**EXERCISE DESCRIPTION:**
From the listing that follows, output everything exactly except the pictures.

**COLLECTED DATA:**
- - - - - - -
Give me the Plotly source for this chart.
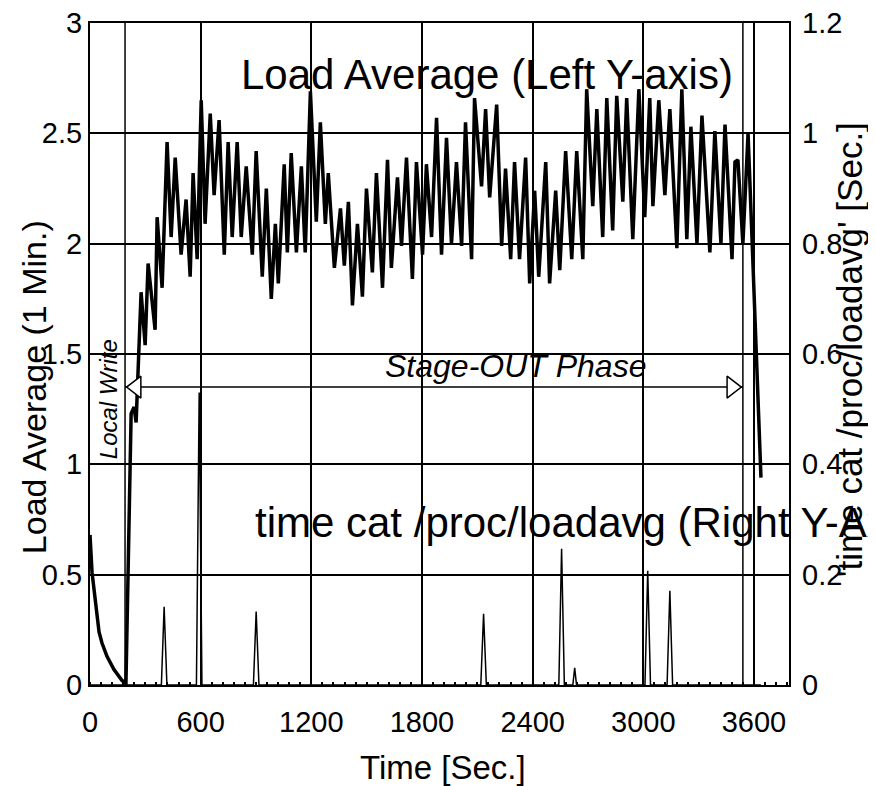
import plotly.graph_objects as go

# Load average (1 min) samples, left y-axis
load_times = [0, 11, 49, 65, 92, 130, 174, 195, 223, 239, 250, 277, 299, 315, 353, 364,
              391, 418, 440, 462, 494, 521, 543, 559, 581, 603, 624, 652, 673, 700, 728,
              749, 771, 798, 820, 847, 880, 901, 934, 956, 983, 1005, 1021, 1053, 1070,
              1091, 1119, 1146, 1167, 1195, 1227, 1249, 1276, 1292, 1325, 1358, 1379,
              1401, 1423, 1450, 1477, 1499, 1531, 1553, 1586, 1613, 1634, 1667, 1689,
              1716, 1748, 1770, 1803, 1824, 1852, 1879, 1906, 1933, 1960, 1987, 2015,
              2036, 2069, 2085, 2123, 2145, 2167, 2205, 2232, 2253, 2281, 2302, 2329,
              2362, 2384, 2411, 2433, 2471, 2492, 2525, 2547, 2579, 2612, 2639, 2672,
              2693, 2726, 2748, 2780, 2802, 2834, 2856, 2889, 2910, 2943, 2976, 3008,
              3035, 3052, 3084, 3117, 3144, 3182, 3209, 3236, 3258, 3291, 3318, 3361,
              3388, 3421, 3443, 3481, 3497, 3513, 3540, 3568, 3589, 3638]
load_values = [0.68, 0.51, 0.24, 0.19, 0.13, 0.07, 0.02, 0.01, 1.23, 1.26, 1.19, 1.78, 1.54,
               1.91, 1.61, 2.12, 1.80, 2.46, 2.03, 2.39, 1.95, 2.20, 1.85, 2.32, 1.93, 2.65,
               2.09, 2.59, 2.22, 2.56, 1.95, 2.46, 2.03, 2.46, 2.03, 2.35, 1.95, 2.42, 1.85,
               2.25, 1.75, 2.09, 1.82, 2.36, 1.96, 2.41, 1.96, 2.35, 1.96, 2.69, 2.10, 2.55,
               2.09, 2.32, 1.89, 2.16, 1.90, 2.19, 1.72, 2.09, 1.76, 2.25, 1.87, 2.32, 1.80,
               2.38, 1.89, 2.30, 1.99, 2.39, 1.84, 2.37, 1.95, 2.36, 2.03, 2.57, 1.95, 2.48,
               2.00, 2.37, 1.99, 2.55, 1.93, 2.66, 2.26, 2.61, 2.21, 2.63, 1.99, 2.34, 1.93,
               2.37, 1.93, 2.39, 1.82, 2.24, 1.85, 2.37, 1.82, 2.24, 1.88, 2.42, 1.93, 2.42,
               1.93, 2.70, 2.17, 2.61, 2.03, 2.66, 2.06, 2.67, 2.19, 2.66, 2.02, 2.70, 2.12,
               2.66, 2.17, 2.65, 2.22, 2.61, 1.98, 2.70, 2.02, 2.53, 2.00, 2.58, 1.96, 2.51,
               2.00, 2.54, 1.93, 2.37, 2.38, 2.00, 2.50, 2.00, 0.94]

# 'time cat /proc/loadavg' duration [sec], right y-axis
cat_times = [0, 387, 402, 417, 577, 592, 607, 886, 901, 916, 2119, 2134, 2149,
             2542, 2557, 2572, 2618, 2628, 2638, 3009, 3024, 3039, 3129, 3144, 3159, 3638]
cat_values = [0, 0, 0.142, 0, 0, 0.53, 0, 0, 0.133, 0, 0, 0.129, 0,
              0, 0.247, 0, 0, 0.031, 0, 0, 0.207, 0, 0, 0.171, 0, 0]

# phase boundaries [sec] and arrow level (left axis)
local_write_end = 190
stage_out_end = 3540
arrow_level = 1.35

x_ticks = [0, 600, 1200, 1800, 2400, 3000, 3600]
y_left_ticks = [0, 0.5, 1, 1.5, 2, 2.5, 3]
y_right_ticks = [0, 0.2, 0.4, 0.6, 0.8, 1, 1.2]

FONT = "Liberation Sans, Arial, sans-serif"
head_off = 60  # arrow head marker offset in seconds

fig = go.Figure()

fig.add_trace(go.Scatter(
    x=cat_times, y=cat_values, yaxis="y2", mode="lines",
    line=dict(color="black", width=1.5), showlegend=False
))

fig.add_trace(go.Scatter(
    x=load_times, y=load_values, mode="lines",
    line=dict(color="black", width=3.5), showlegend=False
))

# Stage-OUT arrow
fig.add_trace(go.Scatter(
    x=[local_write_end, stage_out_end], y=[arrow_level, arrow_level], mode="lines",
    line=dict(color="black", width=1.5), showlegend=False
))
fig.add_trace(go.Scatter(
    x=[local_write_end + head_off, stage_out_end - head_off], y=[arrow_level, arrow_level],
    mode="markers",
    marker=dict(symbol=["triangle-left", "triangle-right"], size=19, color="white",
                line=dict(color="black", width=1.5)),
    showlegend=False
))

for xv in [local_write_end, stage_out_end]:
    fig.add_shape(type="line", x0=xv, x1=xv, y0=0, y1=1, yref="paper",
                  line=dict(color="black", width=1.5), layer="below")

# page body keeps its default 8px margin, so the figure is 8px smaller
fig.update_layout(
    width=868, height=778,
    margin=dict(l=82, r=87, t=15, b=101),
    plot_bgcolor="white", paper_bgcolor="white",
    font=dict(family=FONT, color="black", size=29),
    xaxis=dict(
        range=[0, 3790], tickvals=x_ticks, ticks="", showgrid=True,
        gridcolor="black", gridwidth=1.5, showline=True, linecolor="black",
        linewidth=2, mirror=True, zeroline=False, ticklabelstandoff=10,
        tickfont=dict(size=29), automargin=False, ticklabeloverflow="allow",
        minor=dict(dtick=60, ticks="inside", ticklen=3, tickwidth=1.5,
                   tickcolor="black", showgrid=False),
    ),
    yaxis=dict(
        range=[0, 3], tickvals=y_left_ticks, ticks="", showgrid=True,
        gridcolor="black", gridwidth=1.5, showline=True, linecolor="black",
        linewidth=2, mirror=True, zeroline=False, ticklabelstandoff=0,
        tickfont=dict(size=29), automargin=False, ticklabeloverflow="allow",
    ),
    yaxis2=dict(
        range=[0, 1.2], tickvals=y_right_ticks, overlaying="y", side="right",
        ticks="", showgrid=False, zeroline=False, ticklabelstandoff=12,
        tickfont=dict(size=29), automargin=False, ticklabeloverflow="allow",
    ),
)

annos = [
    dict(text="Load Average (Left Y-axis)", x=0.213, y=0.922, xanchor="left",
         yanchor="middle", font=dict(size=42)),
    dict(text="time cat /proc/loadavg (Right Y-Axis)", x=0.233, y=0.246,
         xanchor="left", yanchor="middle", font=dict(size=42)),
    dict(text="<i>Stage-OUT Phase</i>", x=0.419, y=0.482, xanchor="left",
         yanchor="middle", font=dict(size=32)),
    dict(text="<i>Local Write</i>", x=0.026, y=0.432, xanchor="center",
         yanchor="middle", textangle=-90, font=dict(size=24)),
    dict(text="Load Average (1 Min.)", x=-0.08, y=0.45, xanchor="center",
         yanchor="middle", textangle=-90, font=dict(size=34)),
    dict(text="'time cat /proc/loadavg' [Sec.]", x=1.086, y=0.506, xanchor="center",
         yanchor="middle", textangle=-90, font=dict(size=35)),
    dict(text="Time [Sec.]", x=0.505, y=-0.125, xanchor="center",
         yanchor="middle", font=dict(size=33)),
]
for a in annos:
    fig.add_annotation(xref="paper", yref="paper", showarrow=False, **a)

fig.write_html("out.html")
- - - - - - -
**FINAL ANSWER:**
Give me the Plotly source for this chart.
import plotly.graph_objects as go

# Load average (1 min) samples, left y-axis
load_times = [0, 11, 49, 65, 92, 130, 174, 195, 223, 239, 250, 277, 299, 315, 353, 364,
              391, 418, 440, 462, 494, 521, 543, 559, 581, 603, 624, 652, 673, 700, 728,
              749, 771, 798, 820, 847, 880, 901, 934, 956, 983, 1005, 1021, 1053, 1070,
              1091, 1119, 1146, 1167, 1195, 1227, 1249, 1276, 1292, 1325, 1358, 1379,
              1401, 1423, 1450, 1477, 1499, 1531, 1553, 1586, 1613, 1634, 1667, 1689,
              1716, 1748, 1770, 1803, 1824, 1852, 1879, 1906, 1933, 1960, 1987, 2015,
              2036, 2069, 2085, 2123, 2145, 2167, 2205, 2232, 2253, 2281, 2302, 2329,
              2362, 2384, 2411, 2433, 2471, 2492, 2525, 2547, 2579, 2612, 2639, 2672,
              2693, 2726, 2748, 2780, 2802, 2834, 2856, 2889, 2910, 2943, 2976, 3008,
              3035, 3052, 3084, 3117, 3144, 3182, 3209, 3236, 3258, 3291, 3318, 3361,
              3388, 3421, 3443, 3481, 3497, 3513, 3540, 3568, 3589, 3638]
load_values = [0.68, 0.51, 0.24, 0.19, 0.13, 0.07, 0.02, 0.01, 1.23, 1.26, 1.19, 1.78, 1.54,
               1.91, 1.61, 2.12, 1.80, 2.46, 2.03, 2.39, 1.95, 2.20, 1.85, 2.32, 1.93, 2.65,
               2.09, 2.59, 2.22, 2.56, 1.95, 2.46, 2.03, 2.46, 2.03, 2.35, 1.95, 2.42, 1.85,
               2.25, 1.75, 2.09, 1.82, 2.36, 1.96, 2.41, 1.96, 2.35, 1.96, 2.69, 2.10, 2.55,
               2.09, 2.32, 1.89, 2.16, 1.90, 2.19, 1.72, 2.09, 1.76, 2.25, 1.87, 2.32, 1.80,
               2.38, 1.89, 2.30, 1.99, 2.39, 1.84, 2.37, 1.95, 2.36, 2.03, 2.57, 1.95, 2.48,
               2.00, 2.37, 1.99, 2.55, 1.93, 2.66, 2.26, 2.61, 2.21, 2.63, 1.99, 2.34, 1.93,
               2.37, 1.93, 2.39, 1.82, 2.24, 1.85, 2.37, 1.82, 2.24, 1.88, 2.42, 1.93, 2.42,
               1.93, 2.70, 2.17, 2.61, 2.03, 2.66, 2.06, 2.67, 2.19, 2.66, 2.02, 2.70, 2.12,
               2.66, 2.17, 2.65, 2.22, 2.61, 1.98, 2.70, 2.02, 2.53, 2.00, 2.58, 1.96, 2.51,
               2.00, 2.54, 1.93, 2.37, 2.38, 2.00, 2.50, 2.00, 0.94]

# 'time cat /proc/loadavg' duration [sec], right y-axis
cat_times = [0, 387, 402, 417, 577, 592, 607, 886, 901, 916, 2119, 2134, 2149,
             2542, 2557, 2572, 2618, 2628, 2638, 3009, 3024, 3039, 3129, 3144, 3159, 3638]
cat_values = [0, 0, 0.142, 0, 0, 0.53, 0, 0, 0.133, 0, 0, 0.129, 0,
              0, 0.247, 0, 0, 0.031, 0, 0, 0.207, 0, 0, 0.171, 0, 0]

# phase boundaries [sec] and arrow level (left axis)
local_write_end = 190
stage_out_end = 3540
arrow_level = 1.35

x_ticks = [0, 600, 1200, 1800, 2400, 3000, 3600]
y_left_ticks = [0, 0.5, 1, 1.5, 2, 2.5, 3]
y_right_ticks = [0, 0.2, 0.4, 0.6, 0.8, 1, 1.2]

FONT = "Liberation Sans, Arial, sans-serif"
head_off = 60  # arrow head marker offset in seconds

fig = go.Figure()

fig.add_trace(go.Scatter(
    x=cat_times, y=cat_values, yaxis="y2", mode="lines",
    line=dict(color="black", width=1.5), showlegend=False
))

fig.add_trace(go.Scatter(
    x=load_times, y=load_values, mode="lines",
    line=dict(color="black", width=3.5), showlegend=False
))

# Stage-OUT arrow
fig.add_trace(go.Scatter(
    x=[local_write_end, stage_out_end], y=[arrow_level, arrow_level], mode="lines",
    line=dict(color="black", width=1.5), showlegend=False
))
fig.add_trace(go.Scatter(
    x=[local_write_end + head_off, stage_out_end - head_off], y=[arrow_level, arrow_level],
    mode="markers",
    marker=dict(symbol=["triangle-left", "triangle-right"], size=19, color="white",
                line=dict(color="black", width=1.5)),
    showlegend=False
))

for xv in [local_write_end, stage_out_end]:
    fig.add_shape(type="line", x0=xv, x1=xv, y0=0, y1=1, yref="paper",
                  line=dict(color="black", width=1.5), layer="below")

# page body keeps its default 8px margin, so the figure is 8px smaller
fig.update_layout(
    width=868, height=778,
    margin=dict(l=82, r=87, t=15, b=101),
    plot_bgcolor="white", paper_bgcolor="white",
    font=dict(family=FONT, color="black", size=29),
    xaxis=dict(
        range=[0, 3790], tickvals=x_ticks, ticks="", showgrid=True,
        gridcolor="black", gridwidth=1.5, showline=True, linecolor="black",
        linewidth=2, mirror=True, zeroline=False, ticklabelstandoff=10,
        tickfont=dict(size=29), automargin=False, ticklabeloverflow="allow",
        minor=dict(dtick=60, ticks="inside", ticklen=3, tickwidth=1.5,
                   tickcolor="black", showgrid=False),
    ),
    yaxis=dict(
        range=[0, 3], tickvals=y_left_ticks, ticks="", showgrid=True,
        gridcolor="black", gridwidth=1.5, showline=True, linecolor="black",
        linewidth=2, mirror=True, zeroline=False, ticklabelstandoff=0,
        tickfont=dict(size=29), automargin=False, ticklabeloverflow="allow",
    ),
    yaxis2=dict(
        range=[0, 1.2], tickvals=y_right_ticks, overlaying="y", side="right",
        ticks="", showgrid=False, zeroline=False, ticklabelstandoff=12,
        tickfont=dict(size=29), automargin=False, ticklabeloverflow="allow",
    ),
)

annos = [
    dict(text="Load Average (Left Y-axis)", x=0.213, y=0.922, xanchor="left",
         yanchor="middle", font=dict(size=42)),
    dict(text="time cat /proc/loadavg (Right Y-Axis)", x=0.233, y=0.246,
         xanchor="left", yanchor="middle", font=dict(size=42)),
    dict(text="<i>Stage-OUT Phase</i>", x=0.419, y=0.482, xanchor="left",
         yanchor="middle", font=dict(size=32)),
    dict(text="<i>Local Write</i>", x=0.026, y=0.432, xanchor="center",
         yanchor="middle", textangle=-90, font=dict(size=24)),
    dict(text="Load Average (1 Min.)", x=-0.08, y=0.45, xanchor="center",
         yanchor="middle", textangle=-90, font=dict(size=34)),
    dict(text="'time cat /proc/loadavg' [Sec.]", x=1.086, y=0.506, xanchor="center",
         yanchor="middle", textangle=-90, font=dict(size=35)),
    dict(text="Time [Sec.]", x=0.505, y=-0.125, xanchor="center",
         yanchor="middle", font=dict(size=33)),
]
for a in annos:
    fig.add_annotation(xref="paper", yref="paper", showarrow=False, **a)

fig.write_html("out.html")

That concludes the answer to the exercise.